Through the expedient of putting his music on known structure, can a composer now claim as his invention the structure of a compact disc or player piano roll containing the melody he discovered and obtain a patent therefor? The answer must be no. The composer admittedly has invented or discovered nothing but music. The discovery of music does not become patentable subject matter simply because there is an arbitrary claim to some structure.

And if a claim to a compact disc or piano roll containing a newly discovered song were regarded as a “manufacture” and within Section 101 simply because of the specific physical structure of the compact disc, the “practical effect” would be the granting of a patent for a discovery in music. Where the music is new, the precise structure of the disc or roll would be novel under Section 102. Because the patent law cannot examine music for “nonobviousness,” the Patent and Trademark Office could not make a showing of obviousness under Section 103. The result would well be the award of a patent for the discovery of music. The majority’s simplistic approach of looking only to whether the claim reads on structure and ignoring the claimed invention or discovery for which a patent is sought will result in the awarding of patents for discoveries well beyond the scope of the patent law.

...

Alappat is like a composer who claims his song on a compact disc, and then argues that the compact disc is equivalent to a player piano or a music box with the song on a roll or even sheet music because they all represent the same song. The composer is thus clearly asking for (and getting from the majority) a patent for the discovery of a song and a patent covering every physical manifestation of the song.

...

An old stereo playing a new song on a compact disc is not a new machine because the invention or discovery is merely a new song, which is nonstatutory subject matter. The “perforated rolls [of a player piano] are parts of a machine which, when duly applied and properly operated in connection with the mechanism to which they are adapted, produce musical tones in harmonious combination.” White-Smith Music Publishing Co. v. Apollo Co., 209 U.S. 1, 18 (1908). Yet a player piano playing Chopin’s scales does not become a “new machine” when it spins a roll to play Brahms’ lullaby. The distinction between the piano before and after different rolls are inserted resides not in the piano’s changing quality as a “machine” but only in the changing melodies being played by the one machine. The only invention by the creator of a roll that is new because of its music is the new music. Because the patent law does not examine musical compositions to determine their relation to those that have gone before, the distinction between new and old music can never qualify for patent protection.
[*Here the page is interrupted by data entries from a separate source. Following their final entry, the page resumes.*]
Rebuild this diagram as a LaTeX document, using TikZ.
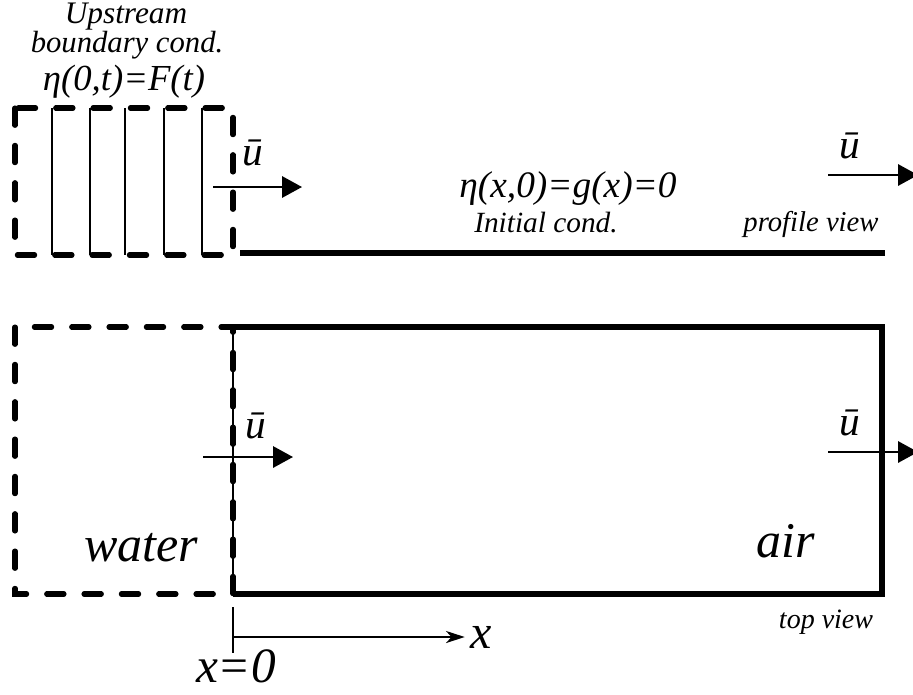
\documentclass[tikz,border=0pt]{standalone}
\usepackage{fontspec}
\setmainfont{Liberation Serif}
\usetikzlibrary{arrows.meta, positioning}

\begin{document}
\begin{tikzpicture}[x=0.75pt, y=-0.75pt, >={Triangle[length=15pt, width=16pt]},
		wall/.style={line width=4.2pt},
		dashwall/.style={line width=3.8pt, line cap=round, dash pattern=on 13pt off 15pt},
		rod/.style={line width=1.5pt},
		flow/.style={->, line width=1.6pt},
		lbl/.style={font=\itshape, inner sep=0pt, anchor=base},
		ubar/.style={lbl, font=\itshape\fontsize{31}{33}\selectfont}]

		\useasboundingbox (0,0) rectangle (913,694);

		% profile view
		\draw[dashwall] (15,108) rectangle (233,255);
		\foreach \xs in {52,90,125,164,202}
			\draw[rod] (\xs,108) -- (\xs,255);
		\draw[wall] (240,253) -- (885,253);

		\node[lbl, font=\itshape\fontsize{23.5}{24}\selectfont] (upstream) at (126,23) {Upstream};
		\node[lbl, font=\itshape\fontsize{23}{24}\selectfont] (bc) at (127,52) {boundary cond.};
		\node[lbl, font=\itshape\fontsize{27.5}{30}\selectfont] (bceq) at (124,90) {η(0,t)=F(t)};
		\node[lbl, font=\itshape\fontsize{28}{30}\selectfont] (iceq) at (568,197) {η(x,0)=g(x)=0};
		\node[lbl, font=\itshape\fontsize{22}{24}\selectfont] (ic) at (546,232) {Initial cond.};
		\node[lbl, font=\itshape\fontsize{21.5}{24}\selectfont] (profile) at (811,231) {profile view};

		\coordinate (pin) at (213,187);
		\coordinate (pinend) at (302,187);
		\draw[flow] (pin) -- (pinend);
		\node[ubar] (pinu) at (253,165) {ū};
		\coordinate (pout) at (828,175);
		\coordinate (poutend) at (918,175);
		\draw[flow] (pout) -- (poutend);
		\node[ubar] (poutu) at (850,158) {ū};

		% top view
		\draw[dashwall] (15,327) rectangle (233,594);
		\draw[rod] (233,327) -- (233,594);
		\draw[wall] (233,327) -- (882,327) -- (882,594) -- (233,594);

		\coordinate (tin) at (203,457);
		\coordinate (tinend) at (293,457);
		\draw[flow] (tin) -- (tinend);
		\node[ubar] (tinu) at (256,438) {ū};
		\coordinate (tout) at (828,452);
		\coordinate (toutend) at (918,452);
		\draw[flow] (tout) -- (toutend);
		\node[ubar] (toutu) at (850,435) {ū};

		\node[lbl, font=\itshape\fontsize{37.5}{40}\selectfont] (water) at (141,561) {water};
		\node[lbl, font=\itshape\fontsize{37.5}{40}\selectfont] (air) at (786,557) {air};
		\node[lbl, font=\itshape\fontsize{21}{24}\selectfont] (topview) at (826,628) {top view};

		% x axis
		\coordinate (tick0) at (233,607);
		\coordinate (tick1) at (233,653);
		\coordinate (xorig) at (233,637);
		\draw[rod] (tick0) -- (tick1);
		\node[font=\itshape\fontsize{36}{40}\selectfont, inner sep=0pt] (xlab) at (481,637) {x};
		\draw[rod, -{Stealth[length=14pt, width=9pt, inset=4pt]}, shorten >=4pt] (xorig) -- (xlab.west);
		\node[lbl, font=\itshape\fontsize{37}{40}\selectfont] (xzero) at (236,682) {x=0};
\end{tikzpicture}
\end{document}
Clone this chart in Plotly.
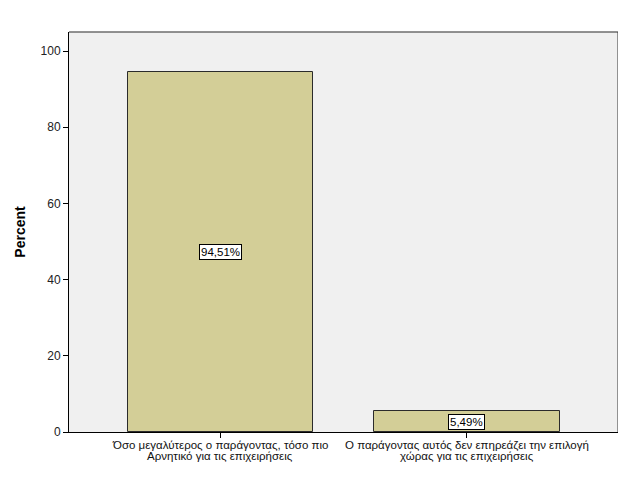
import plotly.graph_objects as go

cat_line1 = ["Όσο μεγαλύτερος ο παράγοντας, τόσο πιο",
             "Ο παράγοντας αυτός δεν επηρεάζει την επιλογή"]
cat_line2 = ["Αρνητικό για τις επιχειρήσεις",
             "χώρας για τις επιχειρήσεις"]
percents = [94.51, 5.49]
labels = ["94,51%", "5,49%"]
y_ticks = [0, 20, 40, 60, 80, 100]

x_idx = list(range(len(percents)))
FONT = "Liberation Sans, Arial"

fig = go.Figure()
fig.add_trace(go.Bar(
    x=x_idx, y=percents, width=0.75,
    marker=dict(color="#d3ce97", line=dict(color="#2b2b2b", width=1)),
    hoverinfo="skip",
))

for xi, v, lab in zip(x_idx, percents, labels):
    fig.add_annotation(x=xi, y=v / 2, text=lab, showarrow=False,
                       font=dict(family=FONT, size=11.5, color="#000"),
                       bgcolor="white", bordercolor="#000", borderwidth=1, borderpad=1)

for xi, l1, l2 in zip(x_idx, cat_line1, cat_line2):
    fig.add_annotation(x=xi, y=0, xref="x", yref="paper", text=l1, showarrow=False,
                       yanchor="middle", yshift=-13,
                       font=dict(family=FONT, size=11.5, color="#111"))
    fig.add_annotation(x=xi, y=0, xref="x", yref="paper", text=l2, showarrow=False,
                       yanchor="middle", yshift=-24,
                       font=dict(family=FONT, size=11.5, color="#111"))

fig.update_layout(
    width=626, height=501,
    margin=dict(l=56, r=16, t=24, b=77),
    paper_bgcolor="white", plot_bgcolor="#f0f0f0",
    showlegend=False,
    font=dict(family=FONT, size=11, color="#000"),
    bargap=0,
)
fig.update_xaxes(
    range=[-0.612, 1.612], tickvals=x_idx, ticktext=["", ""],
    ticks="outside", ticklen=5, tickcolor="#000",
    showline=True, linecolor="#000", linewidth=1, mirror=False,
    showgrid=False, zeroline=False,
)
fig.update_yaxes(
    range=[0, 105], tickvals=y_ticks,
    ticks="outside", ticklen=5, tickcolor="#000",
    showline=True, linecolor="#000", linewidth=1,
    showgrid=False, zeroline=False, tickfont=dict(size=12, color="#222"),
    title=dict(text="<b>Percent</b>", font=dict(family=FONT, size=14, color="#000"), standoff=11),
)
# frame top/right
fig.add_shape(type="line", xref="paper", yref="paper", x0=0, x1=1, y0=1, y1=1,
              line=dict(color="#6e6e6e", width=1.5))
fig.add_shape(type="line", xref="paper", yref="paper", x0=1, x1=1, y0=0, y1=1,
              line=dict(color="#333", width=1))

fig.write_html("out.html")
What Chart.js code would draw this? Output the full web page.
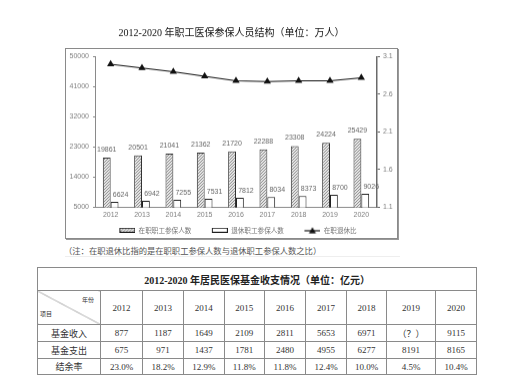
<!DOCTYPE html>
<html><head><meta charset="utf-8">
<script src="https://cdn.jsdelivr.net/npm/chart.js@4/dist/chart.umd.min.js"></script>
<style>
html,body{margin:0;padding:0;background:#fff;}
body{width:519px;height:392px;position:relative;overflow:hidden;font-family:"Noto Sans CJK SC",sans-serif;}
#frame{position:absolute;left:65px;top:48px;width:331px;height:189px;border:1px solid #8a8a8a;box-shadow:1px 1px 0 #9a9a9a;}
#wrap{position:absolute;left:66px;top:20px;width:331px;height:222.5px;}
#note{position:absolute;left:64px;top:244px;font-size:8.3px;line-height:12px;color:#555;white-space:nowrap;}
#noteLine{position:absolute;left:65px;top:256px;width:335px;height:0;border-top:1px solid #eee;}
table{position:absolute;left:37px;top:267px;border-collapse:collapse;table-layout:fixed;width:439px;}
td{border:1px solid #8a8a8a;text-align:center;padding:0;font-size:9px;color:#333;font-family:"Liberation Serif","Noto Sans CJK SC",serif;white-space:nowrap;overflow:hidden;}
td.lab{font-family:"Noto Sans CJK SC",sans-serif;font-size:9px;}
td.title{font-weight:bold;font-size:10px;color:#222;height:22px;}
tr.hdr td{height:33px;}
tr.r1 td,tr.r2 td{height:16px;}
tr.r3 td{height:15px;}
td.diag{position:relative;background:linear-gradient(to top right,transparent calc(50% - 0.6px),#8a8a8a 50%,transparent calc(50% + 0.6px));}
td.diag span{position:absolute;font-family:"Noto Sans CJK SC",sans-serif;font-size:6px;line-height:7px;color:#333;}
</style></head>
<body>
<div id="frame"></div>
<div id="wrap"><canvas id="c"></canvas></div>
<div id="note">（注：在职退休比指的是在职职工参保人数与退休职工参保人数之比）</div>
<div id="noteLine"></div>
<table id="tbl"></table>
<script>
const years = ['2012','2013','2014','2015','2016','2017','2018','2019','2020'];
const activeInsured = [19861,20501,21041,21362,21720,22288,23308,24224,25429];
const retiredInsured = [6624,6942,7255,7531,7812,8034,8373,8700,9026];
const activeRetiredRatio = [3.00,2.95,2.90,2.84,2.78,2.77,2.78,2.78,2.82];
const leftAxisMin = 5000, leftAxisMax = 50000, leftAxisStep = 9000;
const rightAxisMin = 1.1, rightAxisMax = 3.1, rightAxisStep = 0.5;
const seriesNames = ['在职职工参保人数','退休职工参保人数','在职退休比'];
const chartTitle = '2012-2020 年职工医保参保人员结构（单位：万人）';

const tableTitle = '2012-2020 年居民医保基金收支情况（单位：亿元）';
const tableYears = ['2012','2013','2014','2015','2016','2017','2018','2019','2020'];
const fundIncome = ['877','1187','1649','2109','2811','5653','6971','（？）','9115'];
const fundExpense = ['675','971','1437','1781','2480','4955','6277','8191','8165'];
const surplusRate = ['23.0%','18.2%','12.9%','11.8%','11.8%','12.4%','10.0%','4.5%','10.4%'];
const rowNames = ['基金收入','基金支出','结余率'];

// table
(function(){
  const widths=[63,42,41,40.5,40.5,41,41,40,49,41];
  let h='<colgroup>'+widths.map(w=>'<col style="width:'+w+'px">').join('')+'</colgroup>';
  h+='<tr><td class="title" colspan="10">'+tableTitle+'</td></tr>';
  h+='<tr class="hdr"><td class="diag"><span style="right:6px;top:5px">年份</span><span style="left:2px;bottom:7px">项目</span></td>'+tableYears.map(y=>'<td>'+y+'</td>').join('')+'</tr>';
  const rows=[fundIncome,fundExpense,surplusRate];
  rows.forEach((r,i)=>{h+='<tr class="r'+(i+1)+'"><td class="lab">'+rowNames[i]+'</td>'+r.map(v=>'<td>'+v+'</td>').join('')+'</tr>';});
  document.getElementById('tbl').innerHTML=h;
})();

function makeHatch(){
  const p=document.createElement('canvas');p.width=3;p.height=3;
  const x=p.getContext('2d');x.fillStyle='#e6e6e6';x.fillRect(0,0,3,3);
  x.fillStyle='#8c8c8c';x.fillRect(0,2,1,1);x.fillRect(1,1,1,1);x.fillRect(2,0,1,1);
  return x.createPattern(p,'repeat');
}
const hatch=makeHatch();
const GAP=6.5;
function legendBox(fill){
  const c=document.createElement('canvas');c.width=Math.round(16+GAP*2);c.height=5;
  const x=c.getContext('2d');const o=c.width-16;x.fillStyle=fill;x.fillRect(o,0,16,5);
  x.strokeStyle='#222';x.lineWidth=1;x.strokeRect(o+0.5,0.5,15,4);return c;
}
function legendLine(){
  const c=document.createElement('canvas');c.width=Math.round(16+GAP*2);c.height=7;
  const x=c.getContext('2d');const o=c.width-16;x.strokeStyle='#111';x.lineWidth=1.2;
  x.beginPath();x.moveTo(o,4);x.lineTo(o+16,4);x.stroke();
  x.fillStyle='#111';x.beginPath();x.moveTo(o+8,0.5);x.lineTo(o+11.5,6.5);x.lineTo(o+4.5,6.5);x.closePath();x.fill();return c;
}
const legendImgs=[legendBox(hatch),legendBox('#fff'),legendLine()];

const labelPlugin={id:'vals',afterDatasetsDraw(chart){
  const ctx=chart.ctx;ctx.save();ctx.font='7px "Liberation Sans", Arial, sans-serif';ctx.fillStyle='#666';ctx.textAlign='center';ctx.textBaseline='middle';
  chart.getDatasetMeta(1).data.forEach((el,i)=>{ctx.fillText(String(activeInsured[i]),el.x,el.y-8);});
  chart.getDatasetMeta(2).data.forEach((el,i)=>{ctx.fillText(String(retiredInsured[i]),el.x+6,el.y-7);});
  ctx.restore();
}};

const tickFont={family:'"Liberation Sans", Arial, sans-serif',size:7};
new Chart(document.getElementById('c'),{
  data:{labels:years,datasets:[
    {type:'line',label:seriesNames[2],data:activeRetiredRatio,yAxisID:'y1',borderColor:'#111',borderWidth:1.2,backgroundColor:'#111',pointStyle:'triangle',pointRadius:3,pointBackgroundColor:'#111',pointBorderColor:'#111',order:0,tension:0},
    {type:'bar',label:seriesNames[0],data:activeInsured,yAxisID:'y',backgroundColor:hatch,borderColor:'#333',borderWidth:1,categoryPercentage:0.5,barPercentage:1,order:1},
    {type:'bar',label:seriesNames[1],data:retiredInsured,yAxisID:'y',backgroundColor:'#fff',borderColor:'#222',borderWidth:1,categoryPercentage:0.5,barPercentage:1,order:1}
  ]},
  options:{responsive:true,maintainAspectRatio:false,animation:false,
    layout:{padding:{left:0,right:0,top:0,bottom:0}},
    plugins:{tooltip:{enabled:false},
      title:{display:true,text:chartTitle,color:'#111',font:{family:'"Liberation Serif","Noto Sans CJK SC",serif',size:10,weight:'normal'},padding:{top:7,bottom:17.5}},
      legend:{position:'bottom',labels:{usePointStyle:true,pointStyleWidth:Math.round(16+GAP*2),boxHeight:7,padding:7.5,color:'#777',font:{family:'"Noto Sans CJK SC",sans-serif',size:6.6},
        generateLabels:()=>[0,1,2].map(i=>({text:seriesNames[i],pointStyle:legendImgs[i],fontColor:'#777',datasetIndex:[1,2,0][i],hidden:false,lineWidth:0,strokeStyle:'transparent',fillStyle:'transparent'}))}}
    },
    scales:{
      x:{grid:{display:false,drawTicks:false},border:{display:true,color:'#8a8a8a',width:1},ticks:{color:'#808080',font:tickFont,padding:3},afterFit(s){s.height=12;}},
      y:{position:'left',min:leftAxisMin,max:leftAxisMax,ticks:{stepSize:leftAxisStep,color:'#808080',font:tickFont,padding:4,callback:v=>String(v)},grid:{drawOnChartArea:false,drawTicks:true,tickLength:2,color:'#8a8a8a'},border:{display:true,color:'#8a8a8a',width:1},afterFit(s){s.width=29;}},
      y1:{position:'right',min:rightAxisMin,max:rightAxisMax,ticks:{stepSize:rightAxisStep,color:'#808080',font:tickFont,padding:3,callback:v=>Number(v).toFixed(1)},grid:{drawOnChartArea:false,drawTicks:true,tickLength:3,color:'#666'},border:{display:true,color:'#6a6a6a',width:1.5},afterFit(s){s.width=20;}}
    }
  },
  plugins:[labelPlugin]
});
</script>
</body></html>
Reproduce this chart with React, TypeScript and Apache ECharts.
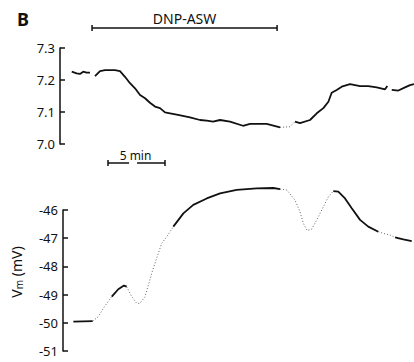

Wikipedia has an article about this: Piano roll blues.

Who wrote, concurred, dissented, etc.

The court's opinion was written by Judge Giles Sutherland Rich‎. The court concluded that the rejection should be reversed - i.e. the patent could be grantable.

A minority opinion, written by Judge C.J. Archer joined by Judge J. Nies, disagreed, saying:

I disagree with the majority’s conclusion that Alappat’s “rasterizer,” which is all that is claimed in the claims at issue, constitutes an invention or discovery within 35 U.S.C. Section 101. I would affirm the board’s decision sustaining the examiner’s rejection of claims 15-19 to the rasterizer under 35 U.S.C. Section 101 because Alappat has not shown that he invented or discovered a machine within Section 101.

The opinion was split in two parts, both written by Judge Rich. The first was about the jurisdiction of the court, and isn't particularly interesting. The second is about the crucial issue of patentable subject matter.

Part I:

Rich, J., with whom: as to Part I (Jurisdiction): Pauline Newman, Lourie, and Rader, JJ., join;

Archer, C.J., Nies, and Plager, JJ., concur in conclusion;
and Mayer, Michel, Clevenger, and Schall, JJ., dissent;

Part II

and as to Part II (Merits): Pauline Newman, Lourie, Michel, Plager, and Rader, JJ., join;
Archer, C.J., and Nies, J., dissent;
and Mayer, Clevenger, and Schall, JJ., take no position.